Available options are:
d: Directory
u: Unknown
l: Symlink
f: Regular File
p: Pipe
c: Char Device
b: Block Device
s: Socket
e: Empty
x: Executable
-p, --full-path Use a full path for regex matching, default to false
-F, --fixed-strings Use a fixed string not a regex, defaults to false
-h, --help Print help
-V, --version Print version
TODO LIST (Maybe):
-- Arena Allocator (potentially): Written from scratch. See Microsoft's edit for a nice example: https://github.com/microsoft/edit/tree/main/src/arena
-- io_uring for Batched Syscalls: e.g., batched open/read operations. This will be extremely challenging. Unfortunately uring lacks the op code required for getdents, however other op codes are available, but this would require a LOT of work, it also would require an async runtime Which inevitably means tokio, which means most of my work in avoiding dependencies goes down the bin (I'm already unhappy being reliant on rayon but that's on the list to remove.)
-- String Interning: Trivial for ASCII, but efficient Unicode handling is an entirely different beast. (although, creating an enum at compile time of common filepaths on your pc and doing some manipulations sounds cool+cursed)
-- I might continue developing my compile time hashmap for LS_COLORS, it's got a good general use case and the macro use is pretty fun!

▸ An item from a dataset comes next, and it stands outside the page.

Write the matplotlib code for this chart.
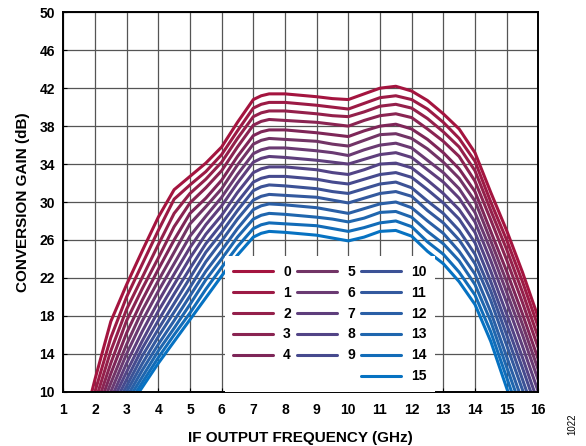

However I do have a separate commit at https://github.com/alexcu2718/compile_time_ls_colours/tree/no_phf_build Which has no dependencies, although it's REALLY shit to do without doing a HELLA lot of byte manipulation yourself. (also, it's runtime statically initialised, not as cool!)
-- Threading Without Rayon: My attempts have come close, but aren’t quite there yet. I'll rely on Rayon for now until I can come up with a smart way to implement an appropriate work-distributing algorithm. TODO!
-- Iterator Adaptor + Filter: Some kind of adaptor that avoids a lot of unnecessary allocations on non-directories.
-- Syscall Limits: I think there’s ultimately a hard limit on syscalls.
I've experimented with an early Zig io_uring + getdents
implementation — but it's well outside my comfort zone (A LOT).
I’ll probably give it a go anyway (if possible).
**** THIS IS NOT FINISHED. I have no idea what the long-term plans are — I'm just trying to make stuff go fast and learn, OK?